# Jobseeker/Single parent entitlements



## lalabobo (18 Aug 2008)

Hi,
I am currently recieving jobseekers benefit. I am a single mother living at home with my parents but I am looking to move out. I am not recieving one parent family as my boyfriend was living here but moved out. I am wondering what I am entitled to and how to go about getting everything Im due.. How hard is it to get the rent supplement? Do you have to be renting already? The whole thing is so confusing!! I was going to apply for a part time job that I saw but I dont know where this will leave me in regards to my entitlements, I know that if I work more that 19 hours i can get FIS etc but just dont understand how everything works... will I have to go on the housing list first before I apply for rent supplement? Do I get to choose where I live or do they put me in accomodation that they find suitable? Will they go after my ex for maintence as he pays me 70 in cash per week. I cant seem to get the info that Im after on the social welfare site.
Thanks in advance.


----------



## blade39 (19 Aug 2008)

I think that in the UK when you are private renting you can receive 80% towards housing costs including rates.and you may only be entitled to a maximum of 300 depending on circumstances illness, number of children etc.
However if you look for a one or two bed apartment it can cost 400-600 and you have to make up shortfall.
If you are renting for more than a year it might affect your allocated points on housing list.
Its better to ask your CAB or homeless advice about your housing rights.
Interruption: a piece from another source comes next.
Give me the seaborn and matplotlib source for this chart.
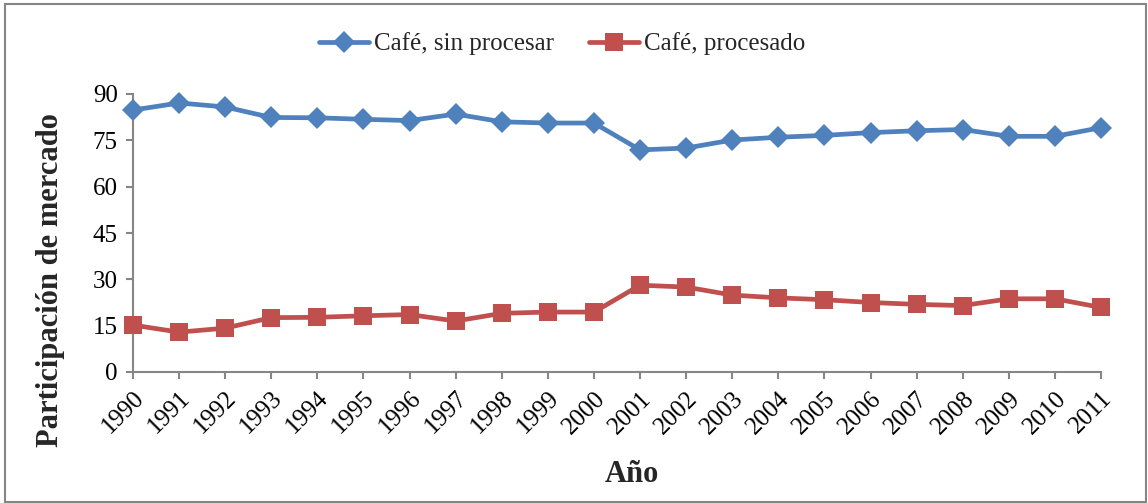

Some housing associations are quite good also.
A friend in the south said that they only had 30 euros to put to rent whatever price it was and it was much better than north although im not sure if thats accurate


----------



## Black Sheep (19 Aug 2008)

1     Apply for OPFP and you will then receive that plus 1/2 rate JB until your JB runs out.
2     Find out what amount of rent allowance is payable in your area for person in similar situation to you and check out accommodation in that price range.
3     Register with your local council for RAS
4     Bring information from council and estate agent to CWO and apply for rent allowance.
5     As regards maintenance from father he should pay it through a bank so that record of payment can be proven. Cash payment are not seen as maintenance and he is obliged to pay maintenance (possibly  more than he is paying)


----------



## nesbitt (21 Aug 2008)

I noticed on the citizens advice website that rent allowance is not payable to a relative so this seems to rule out someone living at home with their parents.  Not endorsing this just pointing out the rule.  Double check all the facts on their website.


----------